I am new to Scrapy and I am trying to crawl multiple sites from a text file with CrawlSpider. However I would like to limit the depth of scraping per site and also the total number of crawled pages again per web site. Unfortunately, when the start_urls and allowed_domains attributes are set the response.meta['depth'] always seems to be zero (this doesn't happen when I am trying to scrape individual sites). Setting the DEPTH_LIMIT in the settings file doesn't seem to do anything at all. When I remove the init definition and simply set the start_urls and allowed_domains things seem to be working fine. Here is the code (Sorry for the indentation -- this is not the issue):
class DownloadSpider(CrawlSpider):
name = 'downloader'
rules = (
Rule(SgmlLinkExtractor(), callback='parse_item', follow=True),
)
def __init__(self, urls_file, N=10):
data = open(urls_file, 'r').readlines()[:N]
self.allowed_domains = [urlparse(i).hostname.strip() for i in data]
self.start_urls = ['http://' + domain for domain in self.allowed_domains]

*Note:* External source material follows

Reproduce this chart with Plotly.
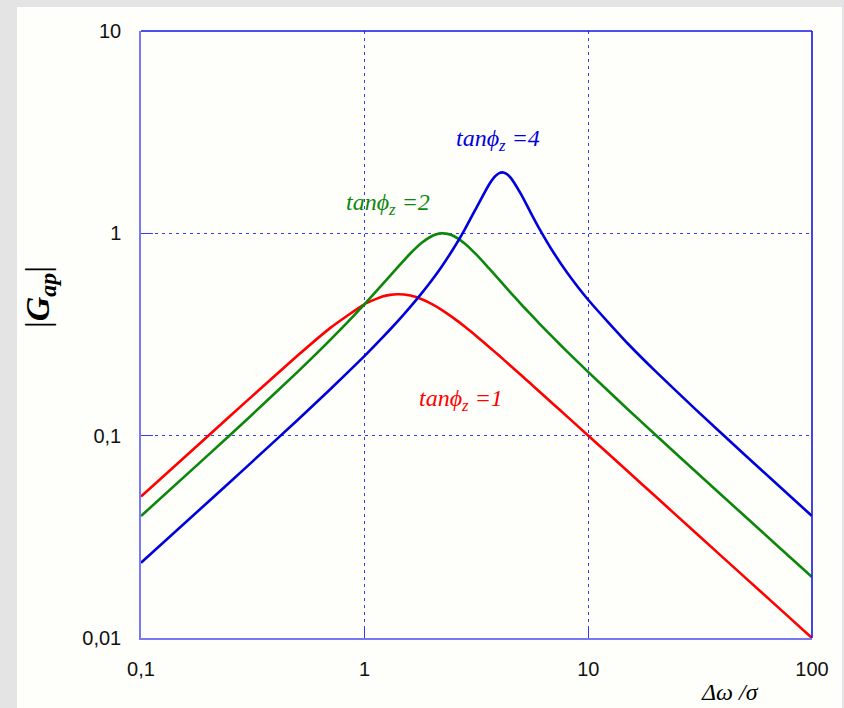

def parse_start_url(self, response):
return self.parse_item(response)
def parse_item(self, response):
print response.url
print response.meta['depth']
This results in response.meta['depth'] always equal to zero and the cralwer only crawls the very first site of each element of start_urls (i.e. it doesn't follow any links). So I have two questions 1) How to limit the crawl to a certain depth per each site in start_urls 2) How to limit the total number of crawls per site irrespective of the depth
Thanks !